Let $\Omega \subset \mathbb R^n$, $n \in \mathbb N$, be a smooth bounded domain, $\mathcal A$ an elliptic operator (for instance $\mathcal A = - \Delta$), $u_0 \in C^0(\overline \Omega)$ and $g \in C^\alpha(\partial \Omega)$ for some $\alpha \in (0, 1)$. What is known about the equation
$$\begin{cases} u_t + \mathcal A u = 0 & \text{in $(0, \infty) \times \Omega$}, \\ u = g & \text{in $(0, \infty) \times \partial \Omega$}, \\ u(\cdot, t) = u_0 & \text{in $\Omega$} \end{cases}$$
(or also about the corresponding elliptic equation)?
If $g \in C^{2+\beta}(\partial \Omega)$ for some $\beta \in (0, 1)$, then one can extend $g$ to a function $\tilde g \in C^{2+\beta}(\overline \Omega)$ and consider $u-\tilde g$ instead of $u$. Of course, this is no longer possible for less regular $g$.
However, I would still expect that the problem above (or at least the elliptic version) has a (unique?) classical solution – which may even be $C^\alpha$ up to the boundary (but of course not more).
I guess this has been treated somewhere and hence I am thankful for any references.
I think Theorem 9, Chapter 3.4, in Avner Friedman's book, Partial Differential Equations of Parabolic Type, might help you. Basically it says that with suitable assumptions on $\mathcal{A}$ and the boundary of $\Omega$, you get a unique solution that is in $C^{2+\alpha}$ for a $0<\alpha<1$, but only in the interior of $\Omega\times(0,T)$.

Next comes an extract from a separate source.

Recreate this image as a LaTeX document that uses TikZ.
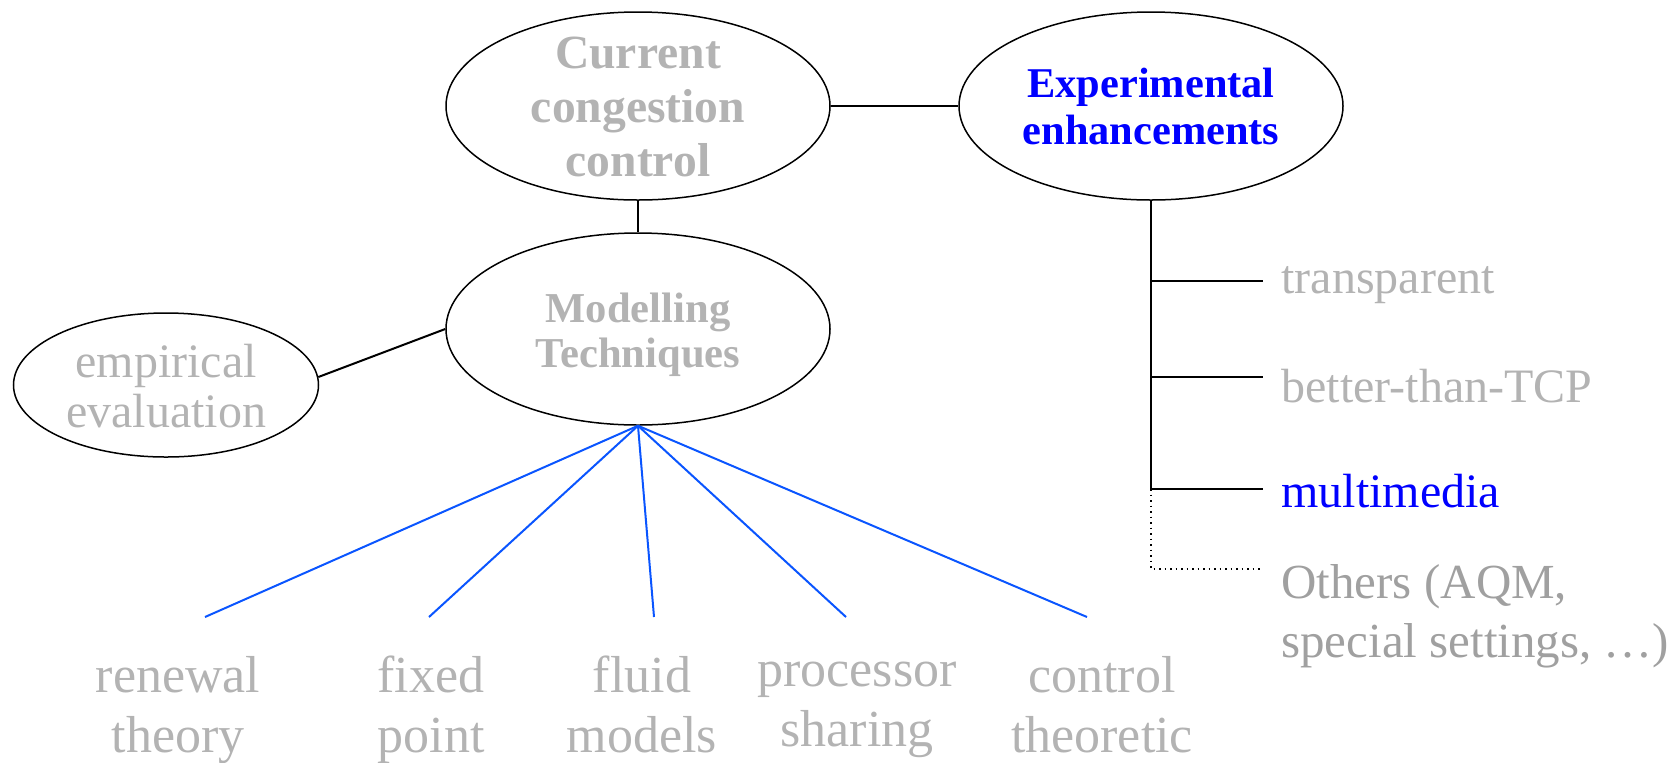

For the proof you don't even need that $g\in C^\alpha$. It is enough that $u=\psi$ on the parabolic boundary $\Omega\times\{t=0\} \cup \partial\Omega\times(0,T)$, where $\psi$ is a continuous function on that boundary. For a bounded domanin $\Omega$ we can for example apply Tietze's extension theorem to get a $\psi\in C(\bar{\Omega}\times[0,T]$). Let $N$ be the rectangle in $\mathbb{R}^{d+1}$ that contains $\bar{\Omega}\times[0,T]$. By the Weierstrass approximation theorem there exists a sequence of polynomilas $\psi_k$ that approximate $\psi$ uniformly in $N$. As you already suggested, you can now apply interior parabolic schauder estimates to $u-\psi_k$. You get a sequence of solutions $u_k$, by interior parabolic Schauder estimates you can show that $u_k$ converges uniformly to a $u$. $u$ is continuous in $\bar{\Omega}\times[0,T]$ and $u\in C^{2+\alpha}$ locally in $\Omega\times(0,T)$.
Tl;dr, you got the right idea. You consider $u-g$, but since $g$ is not differentiable, you approximate $g$ by a sequence of polynomials $g_k$. Interior Schauder estimates show that the corresponding sequence $u_k$ converges uniformly to your solution $u$.
If you want $u\in C^{2+\alpha}(\bar{\Omega}\times[0,T])$, i.e. differentiability up to the boundary, then you need that the boundary condition $\psi$ is in $C^{2+\alpha}$, see for instance Ladyzenskaja-Solonnikov-Ural'ceva's book Linear and Quasi-linear Equations of Parabolic Type, Theorem 5.2,Chapter IV Section 5.